Eurostat data reveals that in 2022, a 15-year-old in the European Union (EU) can expect to stay in working life for 36 years on average. Compared to 2000, an average 15-year-old today is expected to spend nearly four more years in the labour market.
The expected length of working life has risen for both men and women. In 2022, women are expected to spend 34.2 years in the labour force on average, while men are expected to work for 38.6 years. The gender gap in working life duration has narrowed from 7 years in 2001 to 4.4 years in 2022.
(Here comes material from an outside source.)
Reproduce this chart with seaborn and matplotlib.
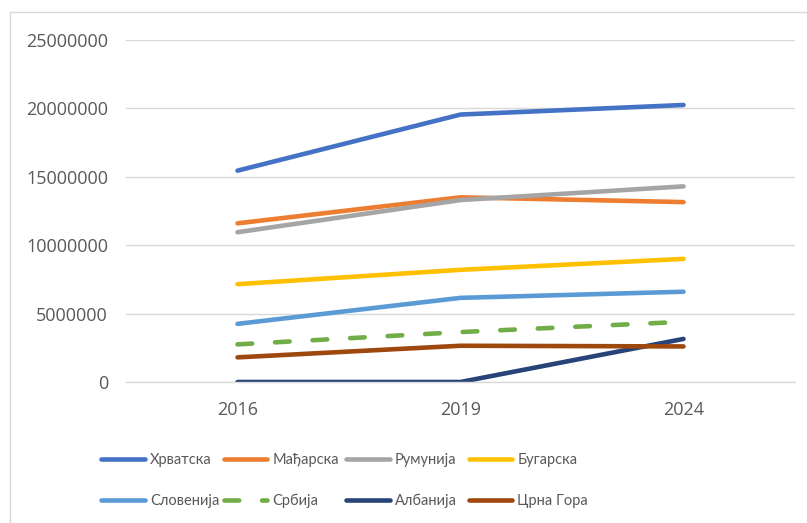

The map below illustrates the expected length of working life by country. The dataset from Eurostat covers European Union Member States, along with EFTA Member States Iceland, Norway, and Switzerland. The 2022 data shows that Northern European countries typically have the highest number of expected working years.
Iceland has the longest expected working life duration at 45.4 years, followed by the Netherlands at 43.2 years and Sweden at 42.6 years. Romania, Italy, and Bulgaria have the shortest expected working lives.
About the data
The data on this page is from Eurostat’s statistics on duration of working life. Data is published yearly, with the latest release in May 2023.
The indicator is based on an analysis of all adults in a country and is derived from an assessment of life expectancy and labour force participation rates. According to Eurostat, most of the variation in the expected length of working life between countries can be attributed to differences in labour force participation rates. High participation rates tend to lead to a higher number of years that an average person in a given country is expected to be in the labour force.
- First release 21 November 2022
- Updated with Eurostat data for 2022 in May 2023.